Set each record down exactly, excluding all images.
□ □ □ □
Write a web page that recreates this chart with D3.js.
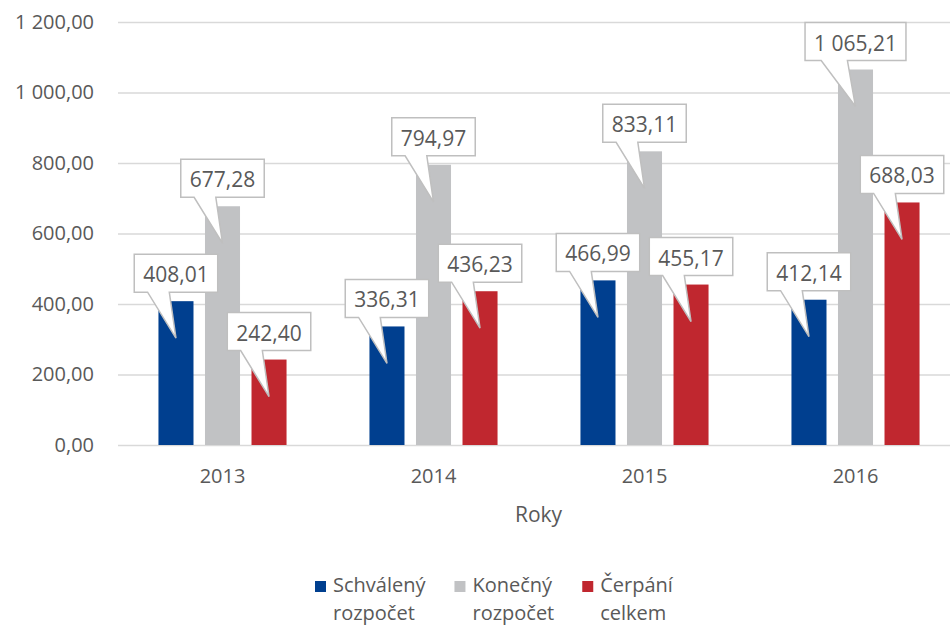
<!DOCTYPE html>
<html>
<head>
<meta charset="utf-8">
<script src="https://cdn.jsdelivr.net/npm/d3@7"></script>
<style>
  body { margin: 0; background: #fff; }
  svg { display: block; font-family: "Open Sans", "Noto Sans", sans-serif; }
</style>
</head>
<body>
<div class="chart"></div>
<script>
// chart data
const years = ["2013", "2014", "2015", "2016"];
const seriesNames = ["Schválený rozpočet", "Konečný rozpočet", "Čerpání celkem"];
const legendLines = [["Schválený", "rozpočet"], ["Konečný", "rozpočet"], ["Čerpání", "celkem"]];
const schvaleny = [408.01, 336.31, 466.99, 412.14];
const konecny = [677.28, 794.97, 833.11, 1065.21];
const cerpani = [242.40, 436.23, 455.17, 688.03];
const yTicks = [0, 200, 400, 600, 800, 1000, 1200];
const xTitle = "Roky";

const colors = ["#003f8f", "#c1c2c4", "#c0272f"];
const textColor = "#595959";

const width = 950, height = 625;
const svg = d3.select(".chart").append("svg")
  .attr("width", width)
  .attr("height", height);

// czech number format: space thousands, comma decimal
const cz = d3.formatLocale({ decimal: ",", thousands: " ", grouping: [3], currency: ["", " Kč"] });
const fmt = cz.format(",.2f");

const plotLeft = 118, plotRight = 961, plotTop = 22, plotBottom = 445;

const y = d3.scaleLinear().domain([0, 1200]).range([plotBottom, plotTop]);

const x0 = d3.scaleBand()
  .domain(years)
  .range([117, 961])
  .paddingInner(0.393)
  .paddingOuter(0.1965);

const x1 = d3.scaleBand()
  .domain(d3.range(seriesNames.length))
  .range([0, x0.bandwidth()])
  .paddingInner(0.247);

// gridlines + y labels
const yAxis = svg.append("g")
  .attr("transform", `translate(${plotLeft},0)`)
  .call(d3.axisLeft(y).tickValues(yTicks).tickFormat(fmt)
    .tickSize(-(plotRight - plotLeft)).tickPadding(24));
yAxis.select(".domain").remove();
yAxis.selectAll("line").attr("stroke", "#d9d9d9").attr("stroke-width", 1.3);
yAxis.selectAll("text").attr("fill", textColor).attr("font-size", 20)
  .attr("font-family", "'Open Sans', sans-serif");

// x axis labels
const xAxis = svg.append("g")
  .attr("transform", `translate(0,${plotBottom})`)
  .call(d3.axisBottom(x0).tickSize(0).tickPadding(24));
xAxis.select(".domain").remove();
xAxis.selectAll("text").attr("fill", textColor).attr("font-size", 20)
  .attr("font-family", "'Open Sans', sans-serif");

svg.append("text")
  .attr("x", (plotLeft + plotRight) / 2 - 1)
  .attr("y", 522)
  .attr("text-anchor", "middle")
  .attr("fill", textColor)
  .attr("font-size", 21)
  .text(xTitle);

// flatten for bars
const series = [schvaleny, konecny, cerpani];
const barData = [];
years.forEach((yr, i) => {
  series.forEach((vals, s) => {
    barData.push({ year: yr, s: s, value: vals[i] });
  });
});

svg.append("g").selectAll("rect")
  .data(barData)
  .join("rect")
  .attr("x", d => x0(d.year) + x1(d.s))
  .attr("y", d => y(d.value))
  .attr("width", x1.bandwidth())
  .attr("height", d => y(0) - y(d.value))
  .attr("fill", d => colors[d.s]);

// data callouts
const callouts = svg.append("g");
barData.forEach(d => {
  const cx = x0(d.year) + x1(d.s) + x1.bandwidth() / 2;
  const top = y(d.value);
  const g = callouts.append("g");
  const path = g.append("path");
  const label = g.append("text")
    .attr("x", cx)
    .attr("text-anchor", "middle")
    .attr("fill", textColor)
    .attr("font-size", 21)
    .text(fmt(d.value));
  const tw = label.node().getComputedTextLength();
  const w = tw + 18, h = 38;
  const bBottom = top - 9, bTop = bBottom - h;
  const left = cx - w / 2, right = cx + w / 2;
  const baseL = left + 0.16 * w, baseR = left + 0.42 * w;
  const tipX = cx, tipY = top + 37;
  path.attr("d", `M${left},${bTop}H${right}V${bBottom}H${baseR}L${tipX},${tipY}L${baseL},${bBottom}H${left}Z`)
    .attr("fill", "#fff")
    .attr("stroke", "#bfbfbf")
    .attr("stroke-width", 1.5)
    .attr("stroke-linejoin", "miter");
  label.attr("y", bTop + 28);
});

// legend
const legend = svg.append("g");
let lx = 315;
legendLines.forEach((lines, i) => {
  const item = legend.append("g");
  item.append("rect")
    .attr("x", lx).attr("y", 581)
    .attr("width", 11).attr("height", 11)
    .attr("fill", colors[i]);
  const t = item.append("text")
    .attr("fill", textColor)
    .attr("font-size", 20);
  lines.forEach((ln, k) => {
    t.append("tspan").attr("x", lx + 18).attr("y", 592 + k * 28).text(ln);
  });
  lx += 18 + t.node().getBBox().width + 28;
});
</script>
</body>
</html>
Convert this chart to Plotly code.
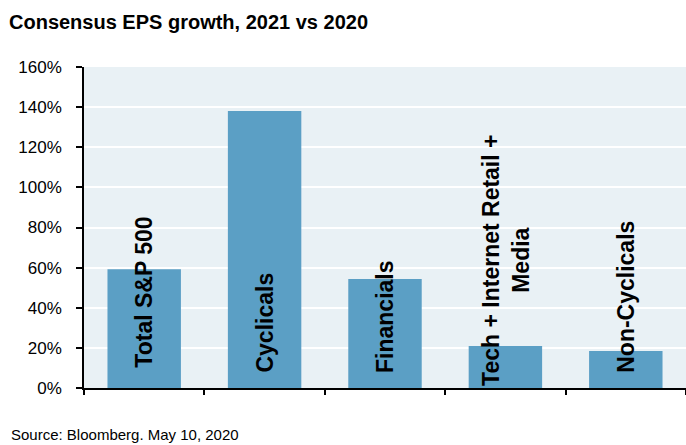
□ □ □ □
> **Answer below**:
Write a web page that recreates this chart with D3.js.
<!DOCTYPE html>
<html>
<head>
<meta charset="utf-8">
<script src="https://cdn.jsdelivr.net/npm/d3@7"></script>
<style>
  body { margin: 0; background: #fff; }
  svg { display: block; font-family: "Open Sans", "Noto Sans", sans-serif; }
</style>
</head>
<body>
<div class="chart"></div>
<script>
// chart data
const years = ["2013", "2014", "2015", "2016"];
const seriesNames = ["Schválený rozpočet", "Konečný rozpočet", "Čerpání celkem"];
const legendLines = [["Schválený", "rozpočet"], ["Konečný", "rozpočet"], ["Čerpání", "celkem"]];
const schvaleny = [408.01, 336.31, 466.99, 412.14];
const konecny = [677.28, 794.97, 833.11, 1065.21];
const cerpani = [242.40, 436.23, 455.17, 688.03];
const yTicks = [0, 200, 400, 600, 800, 1000, 1200];
const xTitle = "Roky";

const colors = ["#003f8f", "#c1c2c4", "#c0272f"];
const textColor = "#595959";

const width = 950, height = 625;
const svg = d3.select(".chart").append("svg")
  .attr("width", width)
  .attr("height", height);

// czech number format: space thousands, comma decimal
const cz = d3.formatLocale({ decimal: ",", thousands: " ", grouping: [3], currency: ["", " Kč"] });
const fmt = cz.format(",.2f");

const plotLeft = 118, plotRight = 961, plotTop = 22, plotBottom = 445;

const y = d3.scaleLinear().domain([0, 1200]).range([plotBottom, plotTop]);

const x0 = d3.scaleBand()
  .domain(years)
  .range([117, 961])
  .paddingInner(0.393)
  .paddingOuter(0.1965);

const x1 = d3.scaleBand()
  .domain(d3.range(seriesNames.length))
  .range([0, x0.bandwidth()])
  .paddingInner(0.247);

// gridlines + y labels
const yAxis = svg.append("g")
  .attr("transform", `translate(${plotLeft},0)`)
  .call(d3.axisLeft(y).tickValues(yTicks).tickFormat(fmt)
    .tickSize(-(plotRight - plotLeft)).tickPadding(24));
yAxis.select(".domain").remove();
yAxis.selectAll("line").attr("stroke", "#d9d9d9").attr("stroke-width", 1.3);
yAxis.selectAll("text").attr("fill", textColor).attr("font-size", 20)
  .attr("font-family", "'Open Sans', sans-serif");

// x axis labels
const xAxis = svg.append("g")
  .attr("transform", `translate(0,${plotBottom})`)
  .call(d3.axisBottom(x0).tickSize(0).tickPadding(24));
xAxis.select(".domain").remove();
xAxis.selectAll("text").attr("fill", textColor).attr("font-size", 20)
  .attr("font-family", "'Open Sans', sans-serif");

svg.append("text")
  .attr("x", (plotLeft + plotRight) / 2 - 1)
  .attr("y", 522)
  .attr("text-anchor", "middle")
  .attr("fill", textColor)
  .attr("font-size", 21)
  .text(xTitle);

// flatten for bars
const series = [schvaleny, konecny, cerpani];
const barData = [];
years.forEach((yr, i) => {
  series.forEach((vals, s) => {
    barData.push({ year: yr, s: s, value: vals[i] });
  });
});

svg.append("g").selectAll("rect")
  .data(barData)
  .join("rect")
  .attr("x", d => x0(d.year) + x1(d.s))
  .attr("y", d => y(d.value))
  .attr("width", x1.bandwidth())
  .attr("height", d => y(0) - y(d.value))
  .attr("fill", d => colors[d.s]);

// data callouts
const callouts = svg.append("g");
barData.forEach(d => {
  const cx = x0(d.year) + x1(d.s) + x1.bandwidth() / 2;
  const top = y(d.value);
  const g = callouts.append("g");
  const path = g.append("path");
  const label = g.append("text")
    .attr("x", cx)
    .attr("text-anchor", "middle")
    .attr("fill", textColor)
    .attr("font-size", 21)
    .text(fmt(d.value));
  const tw = label.node().getComputedTextLength();
  const w = tw + 18, h = 38;
  const bBottom = top - 9, bTop = bBottom - h;
  const left = cx - w / 2, right = cx + w / 2;
  const baseL = left + 0.16 * w, baseR = left + 0.42 * w;
  const tipX = cx, tipY = top + 37;
  path.attr("d", `M${left},${bTop}H${right}V${bBottom}H${baseR}L${tipX},${tipY}L${baseL},${bBottom}H${left}Z`)
    .attr("fill", "#fff")
    .attr("stroke", "#bfbfbf")
    .attr("stroke-width", 1.5)
    .attr("stroke-linejoin", "miter");
  label.attr("y", bTop + 28);
});

// legend
const legend = svg.append("g");
let lx = 315;
legendLines.forEach((lines, i) => {
  const item = legend.append("g");
  item.append("rect")
    .attr("x", lx).attr("y", 581)
    .attr("width", 11).attr("height", 11)
    .attr("fill", colors[i]);
  const t = item.append("text")
    .attr("fill", textColor)
    .attr("font-size", 20);
  lines.forEach((ln, k) => {
    t.append("tspan").attr("x", lx + 18).attr("y", 592 + k * 28).text(ln);
  });
  lx += 18 + t.node().getBBox().width + 28;
});
</script>
</body>
</html>
Convert this chart to Plotly code.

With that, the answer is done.